┌────────

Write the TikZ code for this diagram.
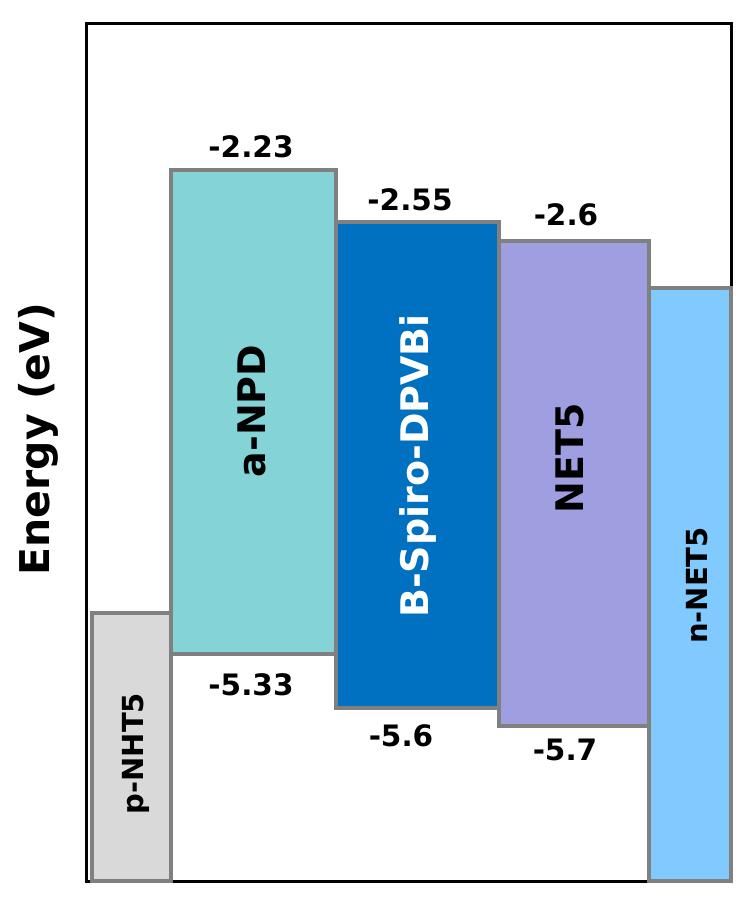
\documentclass[tikz,border=0pt]{standalone}
\usepackage{fontspec}
\setmainfont{DejaVu Sans}
\definecolor{bordergray}{HTML}{808080}
\definecolor{npdcol}{HTML}{84D3D6}
\definecolor{spirocol}{HTML}{0070C0}
\definecolor{netcol}{HTML}{9E9EE0}
\definecolor{nnetcol}{HTML}{80CAFF}
\definecolor{pnhtcol}{HTML}{D9D9D9}
\begin{document}
\begin{tikzpicture}[x=1pt,y=-1pt,
  layer/.style={draw=bordergray, line width=4pt, inner sep=0pt, outer sep=0pt},
  val/.style={font=\fontsize{29.5}{34}\selectfont\bfseries, inner sep=0pt, anchor=base},
  lbl/.style={font=\fontsize{38}{44}\selectfont\bfseries, rotate=90, inner sep=0pt, anchor=base},
  slbl/.style={font=\fontsize{29}{34}\selectfont\bfseries, rotate=90, inner sep=0pt, anchor=base}]
\useasboundingbox (0,0) rectangle (755,900);
% frame
\node[draw=black, line width=3.5pt, minimum width=645pt, minimum height=858pt, inner sep=0pt] (frame) at (409,452.5) {};
% layers
\node[layer, fill=pnhtcol, minimum width=79.5pt, minimum height=267.5pt] (pnht) at (131.25,746.75) {};
\node[layer, fill=npdcol, minimum width=165pt, minimum height=484pt] (npd) at (253.5,412) {};
\node[layer, fill=spirocol, minimum width=162.5pt, minimum height=486pt] (spiro) at (417.25,465) {};
\node[layer, fill=netcol, minimum width=150pt, minimum height=485pt] (net) at (573.5,483.5) {};
\node[layer, fill=nnetcol, minimum width=82.5pt, minimum height=593pt] (nnet) at (689.75,584.5) {};
% layer labels
\node[slbl] (pnhtlbl) at (143,753.5) {p-NHT5};
\node[lbl] (npdlbl) at (265,411) {a-NPD};
\node[lbl, text=white] (spirolbl) at (428,466) {B-Spiro-DPVBi};
\node[lbl] (netlbl) at (583,458.5) {NET5};
\node[slbl] (nnetlbl) at (707,585.5) {n-NET5};
% axis label
\node[font=\fontsize{41}{46}\selectfont\bfseries, rotate=90, inner sep=0pt, anchor=base] (energy) at (49,439) {Energy (eV)};
% values
\node[val] (v1) at (251,157) {-2.23};
\node[val] (v2) at (410,210) {-2.55};
\node[val] (v3) at (566,225) {-2.6};
\node[val] (v4) at (251,695) {-5.33};
\node[val] (v5) at (401,746) {-5.6};
\node[val] (v6) at (565,760) {-5.7};
\end{tikzpicture}
\end{document}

└────────

Brief |
Omitting all images, print the listing exactly.

Answer |
Write the TikZ code for this diagram.
\documentclass[tikz,border=0pt]{standalone}
\usepackage{fontspec}
\setmainfont{DejaVu Sans}
\definecolor{bordergray}{HTML}{808080}
\definecolor{npdcol}{HTML}{84D3D6}
\definecolor{spirocol}{HTML}{0070C0}
\definecolor{netcol}{HTML}{9E9EE0}
\definecolor{nnetcol}{HTML}{80CAFF}
\definecolor{pnhtcol}{HTML}{D9D9D9}
\begin{document}
\begin{tikzpicture}[x=1pt,y=-1pt,
  layer/.style={draw=bordergray, line width=4pt, inner sep=0pt, outer sep=0pt},
  val/.style={font=\fontsize{29.5}{34}\selectfont\bfseries, inner sep=0pt, anchor=base},
  lbl/.style={font=\fontsize{38}{44}\selectfont\bfseries, rotate=90, inner sep=0pt, anchor=base},
  slbl/.style={font=\fontsize{29}{34}\selectfont\bfseries, rotate=90, inner sep=0pt, anchor=base}]
\useasboundingbox (0,0) rectangle (755,900);
% frame
\node[draw=black, line width=3.5pt, minimum width=645pt, minimum height=858pt, inner sep=0pt] (frame) at (409,452.5) {};
% layers
\node[layer, fill=pnhtcol, minimum width=79.5pt, minimum height=267.5pt] (pnht) at (131.25,746.75) {};
\node[layer, fill=npdcol, minimum width=165pt, minimum height=484pt] (npd) at (253.5,412) {};
\node[layer, fill=spirocol, minimum width=162.5pt, minimum height=486pt] (spiro) at (417.25,465) {};
\node[layer, fill=netcol, minimum width=150pt, minimum height=485pt] (net) at (573.5,483.5) {};
\node[layer, fill=nnetcol, minimum width=82.5pt, minimum height=593pt] (nnet) at (689.75,584.5) {};
% layer labels
\node[slbl] (pnhtlbl) at (143,753.5) {p-NHT5};
\node[lbl] (npdlbl) at (265,411) {a-NPD};
\node[lbl, text=white] (spirolbl) at (428,466) {B-Spiro-DPVBi};
\node[lbl] (netlbl) at (583,458.5) {NET5};
\node[slbl] (nnetlbl) at (707,585.5) {n-NET5};
% axis label
\node[font=\fontsize{41}{46}\selectfont\bfseries, rotate=90, inner sep=0pt, anchor=base] (energy) at (49,439) {Energy (eV)};
% values
\node[val] (v1) at (251,157) {-2.23};
\node[val] (v2) at (410,210) {-2.55};
\node[val] (v3) at (566,225) {-2.6};
\node[val] (v4) at (251,695) {-5.33};
\node[val] (v5) at (401,746) {-5.6};
\node[val] (v6) at (565,760) {-5.7};
\end{tikzpicture}
\end{document}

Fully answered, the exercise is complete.